Sample policy clause

"In the event of a third-party tracking outage that prevents real-time status updates, we will: (1) notify affected customers, (2) attempt direct carrier confirmation within 48 hours, and (3) apply compensation or refunds per our delay tiers. Customers may request expedited resolution by contacting support."

Post-incident recovery and analysis

Outages are an opportunity to reduce future risk. Follow a structured postmortem process.

  1. Collect timelines: system telemetry, personnel actions, and communications logs.
  2. Quantify impact: number of affected orders, incremental support contacts, sales lost, and compensation cost.
  3. Identify root causes and remediation owners: single provider dependency, missing caching, unclear CS scripts, etc.
  4. Publish a customer-friendly summary of findings and the steps you’re taking to prevent recurrence.

KPIs and monitoring to track before and after outages

Measure these metrics to understand exposure and recovery effectiveness.

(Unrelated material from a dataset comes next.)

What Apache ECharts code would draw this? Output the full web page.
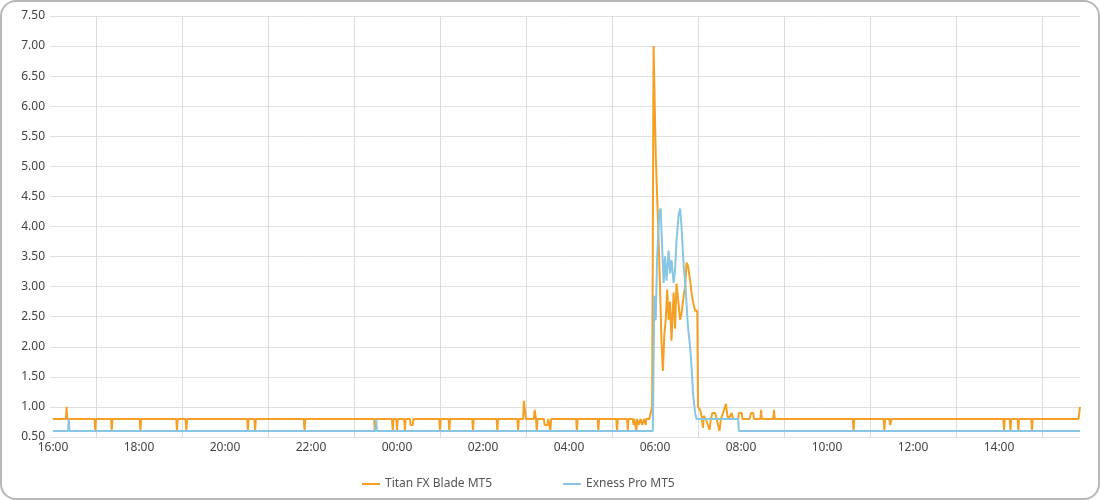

  • Mean Time To Detect (MTTD) for tracking failures
  • Mean Time To Recovery (MTTR) for restoring tracking updates
  • Support volume delta (ticket surge and handle time)
  • Refund / compensation cost as percent of sales
  • Customer satisfaction (CSAT) / NPS change post-incident

Late 2025 and early 2026 incidents accelerated several industry trends merchants must plan for:

  • Multi-cloud and edge adoption: More merchants are shifting tracking logic to edge compute for faster, resilient responses and reducing single-vendor risk.
  • API standardization: Major carriers and aggregators are aligning around richer webhook schemas — expect improved interoperability in 2026.
  • AI-driven ETA prediction: When live scans are missing, AI models trained on historic carrier data can generate reliable ETA estimates. Use these cautiously and label them clearly as predictions.
  • Regulatory pressure for transparency: Consumer protection rules in key markets are pushing for clearer delivery timelines and refund windows, making robust policies essential.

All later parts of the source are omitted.